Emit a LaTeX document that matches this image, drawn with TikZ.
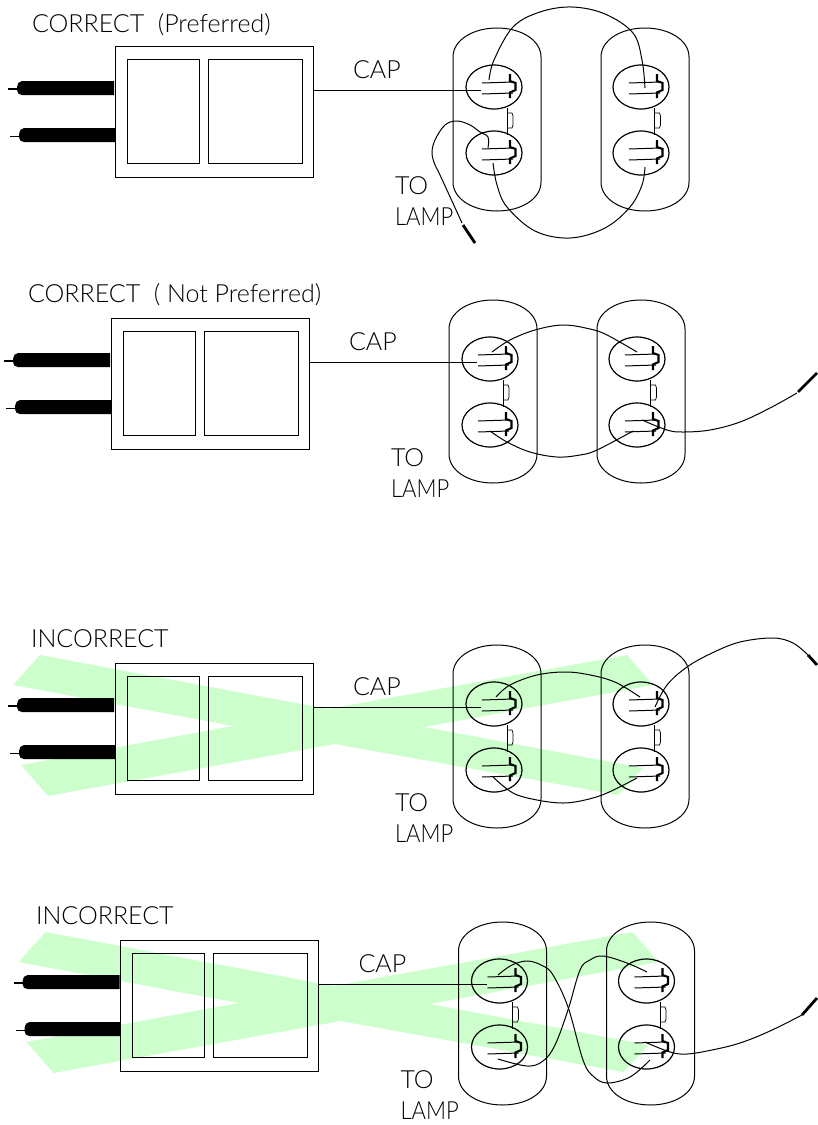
\documentclass[tikz,border=0pt]{standalone}
\usepackage{fontspec}
\setmainfont{Lato}[UprightFont=* Light]
\usetikzlibrary{shapes.geometric}
\definecolor{band}{HTML}{CCFFCC}
\tikzset{
  ln/.style={line width=1pt,black},
  wire/.style={line width=1pt,black},
  tip/.style={line width=2.8pt,black},
  boxo/.style={draw,line width=0.85pt,rectangle,inner sep=0pt,outer sep=0pt},
  sock/.style={draw,line width=1.2pt,ellipse,inner sep=0pt,outer sep=0pt,minimum width=56pt,minimum height=44pt},
  lbl/.style={anchor=base west,inner sep=0pt,outer sep=0pt,font=\fontsize{25}{27}\selectfont},
}
\newcommand{\pin}[3]{% name, x, y
  \node[sock] (#1) at (#2,#3) {};
  \begin{scope}[shift={(#2,#3)}]
    \draw[ln] (-12,-4) -- (19,-5);
    \draw[ln] (-12,7) -- (19,6);
    \draw[line width=2.1pt] (16,-13) -- (16,-6) -- (21.5,-4) -- (21.5,3) -- (16,5.5) -- (16,11);
  \end{scope}
}
\newcommand{\capsule}[1]{% left x
  \draw[ln] (#1,57) .. controls (#1,40) and (#1+20,28) .. (#1+44,28)
    .. controls (#1+68,28) and (#1+88,40) .. (#1+88,57)
    -- (#1+88,182) .. controls (#1+88,199) and (#1+68,211) .. (#1+44,211)
    .. controls (#1+20,211) and (#1,199) .. (#1,182) -- cycle;
}
\newcommand{\tabpiece}[1]{% x of contact line
  \draw[wire] (#1,108) -- (#1,135);
  \draw[line width=0.7pt] (#1,113) -- (#1+5,113) -- (#1+6,116) -- (#1+6,125) -- (#1+5,128) -- (#1,128);
}
\newcommand{\unit}[3]{% id, dx, dy
  \begin{scope}[shift={(#2,#3)}]
    \node[boxo,minimum width=198pt,minimum height=131pt] (#1box) at (214,111.5) {};
    \node[boxo,minimum width=72pt,minimum height=104pt] (#1pa) at (163,111) {};
    \node[boxo,minimum width=94pt,minimum height=104pt] (#1pb) at (255,111) {};
    \fill (114,81) -- (22,81) .. controls (19,81) and (17,84) .. (17,87) -- (17,90) .. controls (17,93) and (19,95) .. (22,95) -- (114,95) -- cycle;
    \fill (115,128) -- (24,128) .. controls (21,128) and (19,131) .. (19,134) -- (19,137) .. controls (19,140) and (21,142) .. (24,142) -- (115,142) -- cycle;
    \draw[line width=1.1pt] (8,89) -- (18,89);
    \draw[line width=0.8pt] (10,136) -- (20,136);
    \capsule{453}
    \capsule{601}
    \pin{#1a}{494}{87}
    \pin{#1b}{494}{153}
    \pin{#1c}{641}{87}
    \pin{#1d}{641}{153}
    \tabpiece{507}
    \tabpiece{654.5}
    \coordinate (#1capend) at (481,90);
    \draw[wire] (#1box.east |- #1capend) -- (#1capend);
    \node[lbl] (#1cap) at (353,78) {CAP};
    \node[lbl] (#1to) at (395,194) {TO};
    \node[lbl,xscale=0.88] (#1lamp) at (395,225) {LAMP};
  \end{scope}
}
\begin{document}
\begin{tikzpicture}[x=1pt,y=-1pt]
\useasboundingbox (0,0) rectangle (817,1125);
\fill[white] (0,0) rectangle (817,1125);
% green crosses
\fill[band] (40,655) -- (328,709) -- (627,655) -- (653,685) -- (424,727) -- (643,768) -- (618,795) -- (335,744) -- (48,796) -- (21,765) -- (233,726) -- (13,685) -- cycle;
\begin{scope}[shift={(5.5,277)}]
\fill[band] (40,655) -- (328,709) -- (627,655) -- (653,685) -- (424,727) -- (643,768) -- (618,795) -- (335,744) -- (48,796) -- (21,765) -- (233,726) -- (13,685) -- cycle;
\end{scope}
\unit{u}{0}{0}
\unit{v}{-4}{272}
\unit{w}{0}{617}
\unit{z}{5.5}{894}
% titles
\node[lbl] (t1) at (32,32) {CORRECT\ \ (Preferred)};
\node[lbl] (t2) at (28,302) {CORRECT\ \ ( Not Preferred)};
\node[lbl] (t3) at (31,647) {INCORRECT};
\node[lbl] (t4) at (36,924) {INCORRECT};
% diagram 1 wires
\draw[wire] plot[smooth,tension=0.6] coordinates {(489,80) (494,60) (513,27) (540,12) (572,7) (605,14) (633,33) (642,60) (645,88)};
\draw[wire] plot[smooth,tension=0.6] coordinates {(493,163) (497,185) (507,207) (535,231) (570,238) (605,228) (630,207) (642,185) (645,167)};
\draw[wire] plot[smooth,tension=0.6] coordinates {(488,148) (488,137) (480,132) (470,125) (457,121) (445,125) (435,140) (432,153) (435,165) (440,175) (462,223)};
\coordinate (uend) at (475,243);
\draw[tip] (463,225) -- (uend);
% diagram 2 wires
\draw[wire] plot[smooth,tension=0.6] coordinates {(492,352) (510,340) (535,330) (563,325) (590,329) (607,335) (637,352)};
\draw[wire] plot[smooth,tension=0.6] coordinates {(490,431) (507,442) (530,452) (557,457) (580,455) (597,450) (633,431)};
\draw[wire] plot[smooth,tension=0.6] coordinates {(642,420) (667,430) (683,432) (710,430) (740,422) (770,408) (797,393)};
\coordinate (vend) at (817,373);
\draw[tip] (798,392) -- (vend);
% diagram 3 wires
\draw[wire] plot[smooth,tension=0.6] coordinates {(496,697) (510,685) (537,675) (567,672) (595,676) (617,683) (640,697)};
\draw[wire] plot[smooth,tension=0.6] coordinates {(493,777) (513,793) (537,800) (563,803) (585,800) (607,793) (637,778)};
\draw[wire] plot[smooth,tension=0.6] coordinates {(655,707) (667,685) (687,667) (712,653) (740,642) (773,638) (793,643) (808,655)};
\coordinate (wend) at (817,665);
\draw[tip] (808,655) -- (wend);
% diagram 4 wires
\draw[wire] plot[smooth,tension=0.6] coordinates {(498,975) (512,965) (528,961) (543,966) (553,975) (568,1007) (583,1060) (593,1076) (607,1083) (630,1077) (650,1060)};
\draw[wire] plot[smooth,tension=0.6] coordinates {(498,1059) (527,1066) (543,1061) (555,1045) (568,1010) (580,970) (590,960) (603,956) (627,963) (647,972)};
\draw[wire] plot[smooth,tension=0.6] coordinates {(645,1042) (670,1052) (687,1054) (712,1050) (740,1043) (770,1031) (802,1015)};
\coordinate (zend) at (817,998);
\draw[tip] (802,1015) -- (zend);
\end{tikzpicture}
\end{document}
__________
▸ **REQUIREMENT**:
With the pictures left out, transcribe the material exactly.

▸ **THE SOLUTION**:
Emit a LaTeX document that matches this image, drawn with TikZ.
\documentclass[tikz,border=0pt]{standalone}
\usepackage{fontspec}
\setmainfont{Lato}[UprightFont=* Light]
\usetikzlibrary{shapes.geometric}
\definecolor{band}{HTML}{CCFFCC}
\tikzset{
  ln/.style={line width=1pt,black},
  wire/.style={line width=1pt,black},
  tip/.style={line width=2.8pt,black},
  boxo/.style={draw,line width=0.85pt,rectangle,inner sep=0pt,outer sep=0pt},
  sock/.style={draw,line width=1.2pt,ellipse,inner sep=0pt,outer sep=0pt,minimum width=56pt,minimum height=44pt},
  lbl/.style={anchor=base west,inner sep=0pt,outer sep=0pt,font=\fontsize{25}{27}\selectfont},
}
\newcommand{\pin}[3]{% name, x, y
  \node[sock] (#1) at (#2,#3) {};
  \begin{scope}[shift={(#2,#3)}]
    \draw[ln] (-12,-4) -- (19,-5);
    \draw[ln] (-12,7) -- (19,6);
    \draw[line width=2.1pt] (16,-13) -- (16,-6) -- (21.5,-4) -- (21.5,3) -- (16,5.5) -- (16,11);
  \end{scope}
}
\newcommand{\capsule}[1]{% left x
  \draw[ln] (#1,57) .. controls (#1,40) and (#1+20,28) .. (#1+44,28)
    .. controls (#1+68,28) and (#1+88,40) .. (#1+88,57)
    -- (#1+88,182) .. controls (#1+88,199) and (#1+68,211) .. (#1+44,211)
    .. controls (#1+20,211) and (#1,199) .. (#1,182) -- cycle;
}
\newcommand{\tabpiece}[1]{% x of contact line
  \draw[wire] (#1,108) -- (#1,135);
  \draw[line width=0.7pt] (#1,113) -- (#1+5,113) -- (#1+6,116) -- (#1+6,125) -- (#1+5,128) -- (#1,128);
}
\newcommand{\unit}[3]{% id, dx, dy
  \begin{scope}[shift={(#2,#3)}]
    \node[boxo,minimum width=198pt,minimum height=131pt] (#1box) at (214,111.5) {};
    \node[boxo,minimum width=72pt,minimum height=104pt] (#1pa) at (163,111) {};
    \node[boxo,minimum width=94pt,minimum height=104pt] (#1pb) at (255,111) {};
    \fill (114,81) -- (22,81) .. controls (19,81) and (17,84) .. (17,87) -- (17,90) .. controls (17,93) and (19,95) .. (22,95) -- (114,95) -- cycle;
    \fill (115,128) -- (24,128) .. controls (21,128) and (19,131) .. (19,134) -- (19,137) .. controls (19,140) and (21,142) .. (24,142) -- (115,142) -- cycle;
    \draw[line width=1.1pt] (8,89) -- (18,89);
    \draw[line width=0.8pt] (10,136) -- (20,136);
    \capsule{453}
    \capsule{601}
    \pin{#1a}{494}{87}
    \pin{#1b}{494}{153}
    \pin{#1c}{641}{87}
    \pin{#1d}{641}{153}
    \tabpiece{507}
    \tabpiece{654.5}
    \coordinate (#1capend) at (481,90);
    \draw[wire] (#1box.east |- #1capend) -- (#1capend);
    \node[lbl] (#1cap) at (353,78) {CAP};
    \node[lbl] (#1to) at (395,194) {TO};
    \node[lbl,xscale=0.88] (#1lamp) at (395,225) {LAMP};
  \end{scope}
}
\begin{document}
\begin{tikzpicture}[x=1pt,y=-1pt]
\useasboundingbox (0,0) rectangle (817,1125);
\fill[white] (0,0) rectangle (817,1125);
% green crosses
\fill[band] (40,655) -- (328,709) -- (627,655) -- (653,685) -- (424,727) -- (643,768) -- (618,795) -- (335,744) -- (48,796) -- (21,765) -- (233,726) -- (13,685) -- cycle;
\begin{scope}[shift={(5.5,277)}]
\fill[band] (40,655) -- (328,709) -- (627,655) -- (653,685) -- (424,727) -- (643,768) -- (618,795) -- (335,744) -- (48,796) -- (21,765) -- (233,726) -- (13,685) -- cycle;
\end{scope}
\unit{u}{0}{0}
\unit{v}{-4}{272}
\unit{w}{0}{617}
\unit{z}{5.5}{894}
% titles
\node[lbl] (t1) at (32,32) {CORRECT\ \ (Preferred)};
\node[lbl] (t2) at (28,302) {CORRECT\ \ ( Not Preferred)};
\node[lbl] (t3) at (31,647) {INCORRECT};
\node[lbl] (t4) at (36,924) {INCORRECT};
% diagram 1 wires
\draw[wire] plot[smooth,tension=0.6] coordinates {(489,80) (494,60) (513,27) (540,12) (572,7) (605,14) (633,33) (642,60) (645,88)};
\draw[wire] plot[smooth,tension=0.6] coordinates {(493,163) (497,185) (507,207) (535,231) (570,238) (605,228) (630,207) (642,185) (645,167)};
\draw[wire] plot[smooth,tension=0.6] coordinates {(488,148) (488,137) (480,132) (470,125) (457,121) (445,125) (435,140) (432,153) (435,165) (440,175) (462,223)};
\coordinate (uend) at (475,243);
\draw[tip] (463,225) -- (uend);
% diagram 2 wires
\draw[wire] plot[smooth,tension=0.6] coordinates {(492,352) (510,340) (535,330) (563,325) (590,329) (607,335) (637,352)};
\draw[wire] plot[smooth,tension=0.6] coordinates {(490,431) (507,442) (530,452) (557,457) (580,455) (597,450) (633,431)};
\draw[wire] plot[smooth,tension=0.6] coordinates {(642,420) (667,430) (683,432) (710,430) (740,422) (770,408) (797,393)};
\coordinate (vend) at (817,373);
\draw[tip] (798,392) -- (vend);
% diagram 3 wires
\draw[wire] plot[smooth,tension=0.6] coordinates {(496,697) (510,685) (537,675) (567,672) (595,676) (617,683) (640,697)};
\draw[wire] plot[smooth,tension=0.6] coordinates {(493,777) (513,793) (537,800) (563,803) (585,800) (607,793) (637,778)};
\draw[wire] plot[smooth,tension=0.6] coordinates {(655,707) (667,685) (687,667) (712,653) (740,642) (773,638) (793,643) (808,655)};
\coordinate (wend) at (817,665);
\draw[tip] (808,655) -- (wend);
% diagram 4 wires
\draw[wire] plot[smooth,tension=0.6] coordinates {(498,975) (512,965) (528,961) (543,966) (553,975) (568,1007) (583,1060) (593,1076) (607,1083) (630,1077) (650,1060)};
\draw[wire] plot[smooth,tension=0.6] coordinates {(498,1059) (527,1066) (543,1061) (555,1045) (568,1010) (580,970) (590,960) (603,956) (627,963) (647,972)};
\draw[wire] plot[smooth,tension=0.6] coordinates {(645,1042) (670,1052) (687,1054) (712,1050) (740,1043) (770,1031) (802,1015)};
\coordinate (zend) at (817,998);
\draw[tip] (802,1015) -- (zend);
\end{tikzpicture}
\end{document}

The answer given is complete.